— BEGIN —

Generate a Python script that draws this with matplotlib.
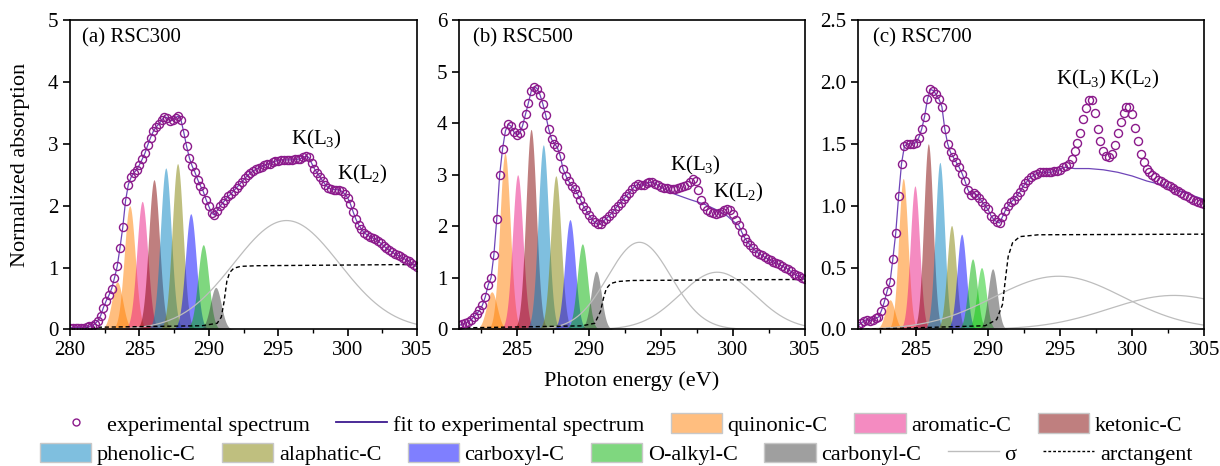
import numpy as np
import matplotlib.pyplot as plt
from matplotlib.lines import Line2D
from matplotlib.patches import Patch
from matplotlib.ticker import MultipleLocator, FormatStrFormatter
from matplotlib.colors import to_rgba

plt.rcParams['font.family'] = 'Liberation Serif'
plt.rcParams['mathtext.fontset'] = 'custom'
plt.rcParams['mathtext.rm'] = 'Liberation Serif'

# ---- experimental spectra, read every 0.2 eV ----
exp_a = [0.03, 0.03, 0.03, 0.03, 0.03, 0.03, 0.04, 0.05, 0.06, 0.09,   # 280.0
         0.14, 0.22, 0.35, 0.46, 0.55, 0.66, 0.83, 1.02, 1.32, 1.65,   # 282.0
         2.08, 2.34, 2.46, 2.53, 2.58, 2.66, 2.75, 2.85, 2.98, 3.10,   # 284.0
         3.20, 3.27, 3.32, 3.38, 3.44, 3.42, 3.37, 3.38, 3.42, 3.45,   # 286.0
         3.38, 3.18, 2.96, 2.77, 2.64, 2.54, 2.42, 2.32, 2.23, 2.10,   # 288.0
         1.99, 1.88, 1.85, 1.92, 1.99, 2.04, 2.10, 2.15, 2.19, 2.24,   # 290.0
         2.29, 2.34, 2.39, 2.44, 2.49, 2.53, 2.56, 2.59, 2.61, 2.63,   # 292.0
         2.65, 2.67, 2.68, 2.70, 2.72, 2.73, 2.74, 2.74, 2.74, 2.74,   # 294.0
         2.74, 2.75, 2.75, 2.76, 2.78, 2.80, 2.78, 2.69, 2.60, 2.53,   # 296.0
         2.47, 2.40, 2.34, 2.29, 2.27, 2.26, 2.26, 2.25, 2.23, 2.19,   # 298.0
         2.13, 2.03, 1.90, 1.78, 1.69, 1.62, 1.56, 1.53, 1.50, 1.48,   # 300.0
         1.46, 1.43, 1.39, 1.35, 1.31, 1.28, 1.25, 1.22, 1.20, 1.18,   # 302.0
         1.15, 1.13, 1.10, 1.07, 1.04, 1.01]                           # 304.0

exp_b = [0.08, 0.10, 0.12, 0.15, 0.18, 0.24, 0.30, 0.37, 0.47, 0.63,   # 281.0
         0.86, 1.00, 1.45, 2.15, 3.00, 3.50, 3.85, 3.98, 3.94, 3.82,   # 283.0
         3.77, 3.80, 3.96, 4.18, 4.40, 4.63, 4.71, 4.67, 4.55, 4.37,   # 285.0
         4.15, 3.89, 3.69, 3.60, 3.53, 3.37, 3.11, 2.98, 2.87, 2.79,   # 287.0
         2.72, 2.63, 2.52, 2.40, 2.31, 2.22, 2.14, 2.08, 2.04, 2.05,   # 289.0
         2.10, 2.15, 2.20, 2.26, 2.33, 2.40, 2.46, 2.53, 2.59, 2.65,   # 291.0
         2.72, 2.78, 2.82, 2.80, 2.80, 2.84, 2.85, 2.85, 2.83, 2.80,   # 293.0
         2.77, 2.75, 2.74, 2.73, 2.73, 2.73, 2.74, 2.76, 2.78, 2.81,   # 295.0
         2.86, 2.91, 2.88, 2.70, 2.52, 2.40, 2.32, 2.27, 2.25, 2.24,   # 297.0
         2.25, 2.28, 2.31, 2.34, 2.32, 2.24, 2.13, 2.02, 1.89, 1.78,   # 299.0
         1.70, 1.63, 1.57, 1.51, 1.47, 1.44, 1.40, 1.37, 1.34, 1.31,   # 301.0
         1.29, 1.26, 1.23, 1.20, 1.17, 1.13, 1.08, 1.05, 1.03, 1.00,   # 303.0
         0.97]                                                         # 305.0

exp_c = [0.03, 0.05, 0.07, 0.08, 0.07, 0.08, 0.09, 0.10, 0.15, 0.22,   # 281.0
         0.31, 0.38, 0.57, 0.78, 1.08, 1.34, 1.48, 1.50, 1.50, 1.50,   # 283.0
         1.51, 1.55, 1.62, 1.72, 1.86, 1.94, 1.93, 1.90, 1.86, 1.80,   # 285.0
         1.62, 1.50, 1.43, 1.39, 1.35, 1.31, 1.26, 1.20, 1.13, 1.09,   # 287.0
         1.10, 1.09, 1.06, 1.03, 1.00, 0.97, 0.92, 0.89, 0.87, 0.86,   # 289.0
         0.91, 0.96, 1.00, 1.03, 1.05, 1.08, 1.11, 1.15, 1.18, 1.21,   # 291.0
         1.23, 1.25, 1.26, 1.27, 1.27, 1.27, 1.27, 1.27, 1.28, 1.28,   # 293.0
         1.29, 1.31, 1.32, 1.34, 1.38, 1.44, 1.51, 1.59, 1.70, 1.79,   # 295.0
         1.85, 1.85, 1.75, 1.62, 1.52, 1.44, 1.40, 1.39, 1.42, 1.49,   # 297.0
         1.59, 1.68, 1.75, 1.80, 1.80, 1.74, 1.63, 1.52, 1.42, 1.35,   # 299.0
         1.30, 1.27, 1.25, 1.23, 1.21, 1.20, 1.18, 1.17, 1.16, 1.14,   # 301.0
         1.13, 1.12, 1.10, 1.09, 1.08, 1.06, 1.05, 1.04, 1.03, 1.02,   # 303.0
         1.01]                                                         # 305.0

# fit line where it leaves the data (no K peaks in the fit)
fit_b_e = [294.8, 295.2, 296.0, 297.0, 298.0, 299.0, 299.6, 300.0, 300.4]
fit_b_y = [2.79, 2.73, 2.62, 2.52, 2.43, 2.30, 2.20, 2.10, 2.02]
fit_c_e = [295.4, 296.0, 297.0, 298.0, 299.0, 300.0, 301.0, 302.0, 303.0, 304.0, 305.0]
fit_c_y = [1.31, 1.30, 1.30, 1.29, 1.27, 1.24, 1.20, 1.17, 1.13, 1.09, 1.05]

# ---- gaussian components: centre, height, width ----
pk_pos_a = [283.4, 284.3, 285.2, 286.05, 286.9, 287.75, 288.7, 289.6, 290.5]
pk_h_a = [0.77, 2.00, 2.07, 2.42, 2.61, 2.68, 1.87, 1.37, 0.68]
pk_w_a = [0.39, 0.39, 0.39, 0.39, 0.39, 0.39, 0.39, 0.39, 0.39]

pk_pos_b = [283.25, 284.17, 285.05, 285.98, 286.83, 287.7, 288.68, 289.54, 290.5]
pk_h_b = [0.73, 3.42, 3.00, 3.88, 3.58, 2.98, 2.13, 1.66, 1.13]
pk_w_b = [0.37, 0.36, 0.36, 0.36, 0.36, 0.36, 0.36, 0.36, 0.36]

pk_pos_c = [283.2, 284.12, 284.93, 285.86, 286.66, 287.47, 288.17, 288.93, 289.55, 290.32]
pk_h_c = [0.24, 1.22, 1.16, 1.50, 1.35, 0.84, 0.77, 0.57, 0.50, 0.49]
pk_w_c = [0.33, 0.32, 0.32, 0.32, 0.32, 0.32, 0.32, 0.32, 0.32, 0.32]

# sigma* broad peaks
sig_pos_a, sig_h_a, sig_w_a = [295.6], [1.76], [3.8]
sig_pos_b, sig_h_b, sig_w_b = [293.5, 298.9], [1.69, 1.11], [2.2, 2.6]
sig_pos_c, sig_h_c, sig_w_c = [294.9, 302.9], [0.43, 0.275], [4.5, 4.5]

# arctangent step
atan_a_e = [280, 289.5, 290.6, 290.9, 291.1, 291.3, 291.5, 291.8, 292.3, 293.5, 305]
atan_a_y = [0.03, 0.06, 0.10, 0.20, 0.45, 0.78, 0.92, 0.99, 1.02, 1.03, 1.05]
atan_b_e = [281, 289.5, 290.4, 290.8, 291.0, 291.2, 291.5, 292.0, 293.0, 305]
atan_b_y = [0.03, 0.07, 0.12, 0.35, 0.60, 0.79, 0.89, 0.93, 0.95, 0.97]
atan_c_e = [281, 289.8, 290.6, 291.0, 291.2, 291.4, 291.7, 292.2, 293.5, 305]
atan_c_y = [0.0, 0.03, 0.08, 0.20, 0.40, 0.59, 0.70, 0.75, 0.765, 0.77]

labels_comp = ['quinonic-C', 'aromatic-C', 'ketonic-C', 'phenolic-C', 'alaphatic-C',
               'carboxyl-C', 'O-alkyl-C', 'carbonyl-C']
comp_colors = ['#FF7F00', '#EB1985', '#800000', '#0080C0', '#808000', '#0000FF', '#00B000', '#404040']
pk_col_ab = ['#FF7F00', '#FF7F00', '#EB1985', '#800000', '#0080C0', '#808000', '#0000FF', '#00B000', '#404040']
pk_col_c = ['#FF7F00', '#FF7F00', '#EB1985', '#800000', '#0080C0', '#808000', '#0000FF', '#00B000', '#10C810', '#404040']

purple = '#8B1A8B'
fit_color = '#6F45B8'

fig = plt.figure(figsize=(12.2, 4.66), dpi=100)
ax_a = fig.add_axes([0.0574, 0.293, 0.2844, 0.664])
ax_b = fig.add_axes([0.3765, 0.293, 0.2834, 0.664])
ax_c = fig.add_axes([0.7035, 0.293, 0.2836, 0.664])


def draw(ax, e0, exp, fit_e, fit_y, pos, h, w, cols, spos, sh, sw, ae, ay):
    en = np.round(np.arange(len(exp)) * 0.2 + e0, 1)
    exp = np.array(exp)
    xx = np.linspace(e0, 305, 1500)
    for c, hh, ww, col in zip(pos, h, w, cols):
        g = hh * np.exp(-0.5 * ((xx - c) / ww) ** 2)
        ax.fill_between(xx, 0, g, color=col, alpha=0.5, lw=0)
    for c, hh, ww in zip(spos, sh, sw):
        ax.plot(xx, hh * np.exp(-0.5 * ((xx - c) / ww) ** 2), color='#BDBDBD', lw=0.9)
    ax.plot(ae, ay, color='black', lw=1.0, ls=(0, (3, 2)))
    # fit line: follows the data except where the fitted curve is given
    if fit_e:
        m1 = en < fit_e[0]
        m2 = en > fit_e[-1]
        fx = np.concatenate([en[m1], fit_e, en[m2]])
        fy = np.concatenate([exp[m1], fit_y, exp[m2]])
    else:
        fx, fy = en, exp
    ax.plot(fx, fy, color=fit_color, lw=0.9)
    ax.plot(en, exp, ls='none', marker='o', ms=5.8, mfc='none', mec=purple, mew=1.0)


draw(ax_a, 280.0, exp_a, [], [], pk_pos_a, pk_h_a, pk_w_a, pk_col_ab,
     sig_pos_a, sig_h_a, sig_w_a, atan_a_e, atan_a_y)
draw(ax_b, 281.0, exp_b, fit_b_e, fit_b_y, pk_pos_b, pk_h_b, pk_w_b, pk_col_ab,
     sig_pos_b, sig_h_b, sig_w_b, atan_b_e, atan_b_y)
draw(ax_c, 281.0, exp_c, fit_c_e, fit_c_y, pk_pos_c, pk_h_c, pk_w_c, pk_col_c,
     sig_pos_c, sig_h_c, sig_w_c, atan_c_e, atan_c_y)

ax_a.set_xlim(280, 305)
ax_b.set_xlim(281, 305)
ax_c.set_xlim(281, 305)
ax_a.set_ylim(0, 5)
ax_b.set_ylim(0, 6)
ax_c.set_ylim(0, 2.5)
ax_c.yaxis.set_major_locator(MultipleLocator(0.5))
ax_c.yaxis.set_major_formatter(FormatStrFormatter('%.1f'))

for ax, lab, lx in [(ax_a, '(a) RSC300', 0.035), (ax_b, '(b) RSC500', 0.04), (ax_c, '(c) RSC700', 0.043)]:
    ax.xaxis.set_major_locator(MultipleLocator(5))
    ax.xaxis.set_minor_locator(MultipleLocator(2.5))
    ax.tick_params(which='major', direction='out', length=5, width=1.2, labelsize=15)
    ax.tick_params(which='minor', direction='out', length=3, width=1.0)
    for s in ax.spines.values():
        s.set_linewidth(1.2)
    ax.text(lx, 0.943, lab, transform=ax.transAxes, fontsize=15, va='center', ha='left')

kl3 = r'K(L$_\mathregular{3}$)'
kl2 = r'K(L$_\mathregular{2}$)'
ax_a.text(297.74, 3.07, kl3, fontsize=15, ha='center', va='center')
ax_a.text(301.1, 2.5, kl2, fontsize=15, ha='center', va='center')
ax_b.text(297.37, 3.17, kl3, fontsize=15, ha='center', va='center')
ax_b.text(300.35, 2.65, kl2, fontsize=15, ha='center', va='center')
ax_c.text(296.5, 2.02, kl3, fontsize=15, ha='center', va='center')
ax_c.text(300.15, 2.02, kl2, fontsize=15, ha='center', va='center')

fig.text(0.0164, 0.646, 'Normalized absorption', rotation=90, fontsize=16, ha='center', va='center')
fig.text(0.518, 0.182, 'Photon energy (eV)', fontsize=16, ha='center', va='center')


def swatch(col):
    return Patch(facecolor=to_rgba(col, 0.5), edgecolor='#C8C8C8', lw=1)


row1 = [Line2D([], [], ls='none', marker='o', ms=5, mfc='none', mec=purple, mew=1),
        Line2D([], [], color='#3D1A8F', lw=1.3)] + [swatch(c) for c in comp_colors[:3]]
row1_lab = ['experimental spectrum', 'fit to experimental spectrum'] + labels_comp[:3]
row2 = [swatch(c) for c in comp_colors[3:]] + [Line2D([], [], color='#BDBDBD', lw=1.0),
                                               Line2D([], [], color='black', lw=1.0, ls=(0, (2, 1.5)))]
row2_lab = labels_comp[3:] + ['σ', 'arctangent']

leg_kw = dict(loc='center', frameon=False, fontsize=16, handlelength=2.3, handleheight=1.0,
              handletextpad=0.25, columnspacing=1.2, borderpad=0, borderaxespad=0, numpoints=1)
fig.legend(row1, row1_lab, bbox_to_anchor=(0.505, 0.089), ncol=5, **leg_kw)
fig.legend(row2, row2_lab, bbox_to_anchor=(0.505, 0.026), ncol=7, **leg_kw)

fig.savefig('out.png', dpi=100)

— END —

Leave out the pictures. Transcribe only the lines above, from the first through the one that contains "plt.rcParams['mathtext.rm'] = 'Liberation".

Generate a Python script that draws this with matplotlib.
import numpy as np
import matplotlib.pyplot as plt
from matplotlib.lines import Line2D
from matplotlib.patches import Patch
from matplotlib.ticker import MultipleLocator, FormatStrFormatter
from matplotlib.colors import to_rgba

plt.rcParams['font.family'] = 'Liberation Serif'
plt.rcParams['mathtext.fontset'] = 'custom'
plt.rcParams['mathtext.rm'] = 'Liberation Serif'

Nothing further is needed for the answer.